The workaround is to modify margins, either by moving the bounding-box around with the mouse (Control+button), or to use the relevant option on the command line when launching advi (the -vmargin and -hmargin options).
How to display the target of an HTML anchor in an already running browser ?
Answer: to render hyper links that are HTML pages, you must properly set up the -browser option of advi, or explicitly call the browser you want with the proper option in an adviembed command. You could use for instance:
netscape -remote 'openURL(http://www.acm.org)'
To insert such a command into an adviembed command, a little trickery is necessary, since ' characters are interpreted by LaTeX. To prevent this behavior, you can write for instance:
{\catcode `\' 12 \catcode `\: 12, \catcode `\' 12
  \adviembed {netscape -remote 'openURL(http://www.acm.org)'}
}
For mozilla, you must also use the option mozilla -remote. Similarly to the previous question, this option supposes that a mozilla browser is already up and running. If you want to have a command that works in any case, even if no mozilla is launched, you could use a shell script like:
#!/bin/bash

# Here you write the path corresponding to your mozilla binary command,
# for instance
#MOZILLA=/usr/local/mozilla/mozilla
MOZILLA=`which mozilla`

case $# in
 1) 
   if \$MOZILLA -remote "ping()" 2>/dev/null
   then 
     \$MOZILLA -remote "openURL($1,new-window)" || \
     \$MOZILLA "$@" 
   else
     \$MOZILLA "$@" 
   fi;;
 *)
   \$MOZILLA "$@";;
esac
(Instead of the new-window behavior specification, you can use new-tab or nothing, as you wish.)

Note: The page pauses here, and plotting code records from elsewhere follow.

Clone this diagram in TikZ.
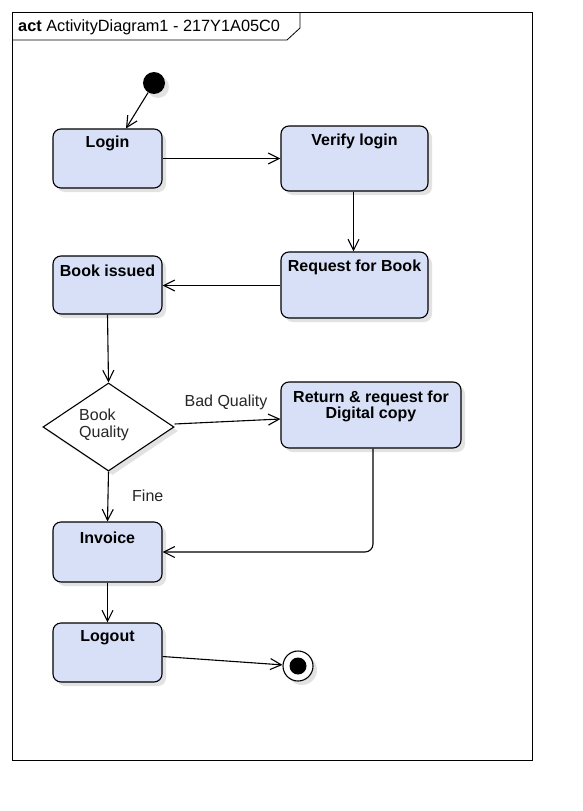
\documentclass[tikz,border=0pt]{standalone}
\usepackage{fontspec}
\setmainfont{Liberation Sans}
\usetikzlibrary{arrows.meta,shapes.geometric,shadows}
\definecolor{actfill}{RGB}{216,224,247}
\definecolor{shadowgray}{RGB}{226,226,226}
\begin{document}
\begin{tikzpicture}[x=1pt,y=-1pt,
  shd/.style={drop shadow={shadow xshift=4pt,shadow yshift=-4pt,fill=shadowgray,opacity=1}},
  act/.style={draw=black,line width=1.1pt,fill=actfill,rounded corners=8pt,inner sep=0pt,shd},
  atext/.style={font=\fontsize{16}{16}\selectfont\bfseries,align=center,inner sep=0pt},
  ltext/.style={font=\fontsize{16}{17}\selectfont,inner sep=0pt,text=black!85},
  flow/.style={draw=black,line width=1.1pt,-{Straight Barb[length=11pt,width=11pt,line width=1.1pt]}}
]
\useasboundingbox (0,0) rectangle (582,811);
\fill[white] (0,0) rectangle (582,811);
% frame
\draw[line width=0.8pt] (12,12) rectangle (532,760);
\coordinate (tabend) at (12,40);
\draw[line width=0.8pt] (tabend) -- (287,40) -- (300,28) -- (300,12);
\node[anchor=base west,inner sep=0pt,font=\fontsize{16.3}{17}\selectfont] (title) at (18,31.5) {\textbf{act}\ ActivityDiagram1 - 217Y1A05C0};

% initial
\node[circle,fill=black,minimum size=22pt,inner sep=0pt,shd] (init) at (154,83) {};

% activities
\node[act,minimum width=109pt,minimum height=59pt] (login) at (107.5,158.5) {};
\node[atext] (tlogin) at (107.5,143) {Login};
\node[act,minimum width=147pt,minimum height=65pt] (verify) at (354.5,158.5) {};
\node[atext] (tverify) at (354.5,141) {Verify login};
\node[act,minimum width=147pt,minimum height=66pt] (req) at (354.5,285) {};
\node[atext] (treq) at (354.5,267.5) {Request for Book};
\node[act,minimum width=109pt,minimum height=58pt] (issued) at (107.5,285) {};
\node[atext] (tissued) at (107.5,271) {Book issued};
\node[diamond,draw=black,line width=1.1pt,fill=white,minimum width=131pt,minimum height=88pt,inner sep=0pt,shd] (dia) at (108.5,427) {};
\node[ltext,align=left,anchor=west] (tdia) at (79,424.5) {Book\\Quality};
\node[act,minimum width=180pt,minimum height=66pt] (ret) at (371,415) {};
\node[atext] (tret) at (371,406.5) {Return \& request for\\Digital copy};
\node[act,minimum width=109pt,minimum height=60pt] (inv) at (107.5,552) {};
\node[atext] (tinv) at (107.5,538) {Invoice};
\node[act,minimum width=109pt,minimum height=59pt] (logout) at (107.5,652.5) {};
\node[atext] (tlogout) at (107.5,638) {Logout};

% final
\node[circle,draw=black,line width=1.1pt,fill=white,minimum size=30pt,inner sep=0pt,shd] (fin) at (298,666) {};
\node[circle,fill=black,minimum size=17pt,inner sep=0pt] (fincore) at (fin) {};

% labels
\node[ltext] (lbad) at (226,402) {Bad Quality};
\node[ltext,anchor=west] (lfine) at (132,495.5) {Fine};

% flows
\draw[flow] (init) -- ([xshift=18.5pt]login.north);
\draw[flow] (login.east) -- (verify.west);
\draw[flow] ([xshift=-1pt]verify.south) -- ([xshift=-1pt]req.north);
\draw[flow] ([yshift=-0.5pt]req.west) -- ([yshift=-0.5pt]issued.east);
\draw[flow] (issued.south) -- (dia.north);
\draw[flow] ([yshift=3pt]dia.east) -- ([yshift=-4pt]ret.west);
\draw[flow] (dia.south) -- (inv.north);
\draw[flow,rounded corners=8pt] ([xshift=2pt]ret.south) |- (inv.east);
\draw[flow] (inv.south) -- (logout.north);
\draw[flow] ([yshift=-4pt]logout.east) -- (fin);
\end{tikzpicture}
\end{document}
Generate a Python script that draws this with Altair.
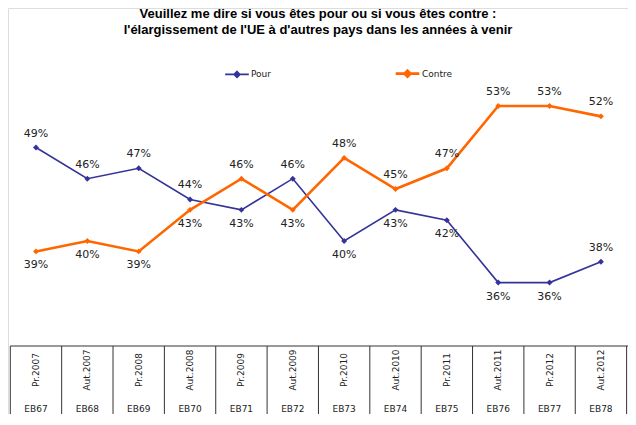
import altair as alt
import pandas as pd

periods = ["Pr.2007", "Aut.2007", "Pr.2008", "Aut.2008", "Pr.2009", "Aut.2009",
           "Pr.2010", "Aut.2010", "Pr.2011", "Aut.2011", "Pr.2012", "Aut.2012"]
waves = ["EB67", "EB68", "EB69", "EB70", "EB71", "EB72",
         "EB73", "EB74", "EB75", "EB76", "EB77", "EB78"]
pour = [49, 46, 47, 44, 43, 46, 40, 43, 42, 36, 36, 38]
contre = [39, 40, 39, 43, 46, 43, 48, 45, 47, 53, 53, 52]
pour_label_side = ["above", "above", "above", "above", "below", "above",
                   "below", "below", "below", "below", "below", "above"]
contre_label_side = ["below", "below", "below", "below", "above", "below",
                     "above", "above", "above", "above", "above", "above"]
series = ["Pour", "Contre"]
colors = ["#333399", "#FF6600"]
title_lines = ["Veuillez me dire si vous êtes pour ou si vous êtes contre :",
               "l'élargissement de l'UE à d'autres pays dans les années à venir"]

rows = []
for i in range(len(periods)):
    rows.append({"i": i, "serie": "Pour", "v": pour[i], "side": pour_label_side[i]})
    rows.append({"i": i, "serie": "Contre", "v": contre[i], "side": contre_label_side[i]})
df = pd.DataFrame(rows)
df["label"] = df["v"].astype(str) + "%"

cols = pd.DataFrame({"i": list(range(len(periods))), "period": periods, "wave": waves})
bounds = pd.DataFrame({"b": [k - 0.5 for k in range(len(periods) + 1)]})

W, H = 620, 406
xs = alt.Scale(domain=[-0.545, 11.527], nice=False, zero=False)
ys = alt.Scale(domain=[23.35, 62.43], nice=False, zero=False)
X = alt.X("i:Q", scale=xs, axis=None)
Y = alt.Y("v:Q", scale=ys, axis=None)

color = alt.Color("serie:N", scale=alt.Scale(domain=series, range=colors),
                  legend=alt.Legend(title=None, orient="none", legendX=216, legendY=52,
                                    direction="horizontal", columnPadding=118,
                                    labelFontSize=9, labelFont="DejaVu Sans",
                                    labelColor="#222222",
                                    symbolType="M-1,0L1,0M0,-0.25L0.25,0L0,0.25L-0.25,0Z",
                                    symbolSize=560, symbolStrokeWidth=2,
                                    labelOffset=1))

base = alt.Chart(df)
lines = base.mark_line().encode(
    x=X, y=Y, color=color,
    strokeWidth=alt.StrokeWidth("serie:N", scale=alt.Scale(domain=series, range=[1.6, 2.6]), legend=None),
)
points = base.mark_point(shape="diamond", filled=True, size=35, opacity=1).encode(
    x=X, y=Y, color=alt.Color("serie:N", scale=alt.Scale(domain=series, range=colors), legend=None)
)
txt_kw = dict(font="DejaVu Sans", fontSize=11, color="#222222", baseline="middle")
above = base.transform_filter(alt.datum.side == "above").mark_text(dy=-14, **txt_kw).encode(
    x=X, y=Y, text="label:N")
below = base.transform_filter(alt.datum.side == "below").mark_text(dy=14, **txt_kw).encode(
    x=X, y=Y, text="label:N")

vrules = alt.Chart(bounds).mark_rule(color="#333333", strokeWidth=1).encode(
    x=alt.X("b:Q", scale=xs, axis=None), y=alt.value(338), y2=alt.value(H))
hrule = alt.Chart(bounds).transform_filter(alt.datum.b < 0).mark_rule(
    color="#333333", strokeWidth=1).encode(
    x=alt.X("b:Q", scale=xs, axis=None), x2=alt.value(W), y=alt.value(338))
ptxt = alt.Chart(cols).mark_text(angle=270, font="DejaVu Sans", fontSize=9,
                                 color="#222222", baseline="middle", align="center").encode(
    x=alt.X("i:Q", scale=xs, axis=None), y=alt.value(362), text="period:N")
wtxt = alt.Chart(cols).mark_text(font="DejaVu Sans", fontSize=9, color="#222222",
                                 baseline="middle", align="center").encode(
    x=alt.X("i:Q", scale=xs, axis=None), y=alt.value(401), text="wave:N")

title_kw = dict(font="Liberation Sans", fontSize=13, fontWeight="bold",
                color="#000000", baseline="middle", align="center")
one = pd.DataFrame({"t": [0]})
title1 = alt.Chart(one).mark_text(text=title_lines[0], **title_kw).encode(
    x=alt.value(310), y=alt.value(6))
title2 = alt.Chart(one).mark_text(text=title_lines[1], **title_kw).encode(
    x=alt.value(310), y=alt.value(22))

chart = alt.layer(vrules, hrule, ptxt, wtxt, lines, points, above, below, title1, title2).properties(
    width=W, height=H, autosize=alt.AutoSizeParams(type="none"), padding=0
).configure_view(stroke=None).configure(background="white")

chart.save("out.html", embed_options={"renderer": "svg", "actions": False})
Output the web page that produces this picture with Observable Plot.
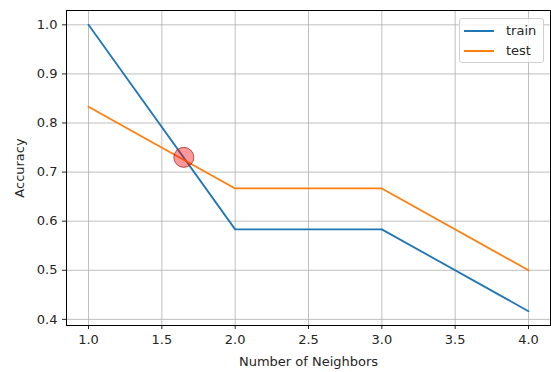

How to avoid spurious messages from advi related to dvips ?
I got for instance
dvips: Unknown keyword (proc) in \special will be ignored
dvips: Unknown keyword (koyaa) in \special will be ignored
dvips: Unknown keyword (record) in \special will be ignored
dvips: Unknown keyword (start) in \special will be ignored
dvips: Couldn't find figure file advi:; continuing
dvips: Unknown keyword (embed) in \special will be ignored
dvips: Unknown keyword (name) in \special will be ignored
dvips: Unknown keyword ("xmms") in \special will be ignored
Answer: As written in the messages, those errors are not reported by advi by issued by dvips that cannot understand the \special instructions that the advi.sty LaTeX style inserts into the DVI file. This behavior is normal and properly specified by the DVI format: interpreters of DVI files are required to ignore the \special instructions they do not understand. However, nothing prevents interpreters from emitting a warning when facing an unknown instruction.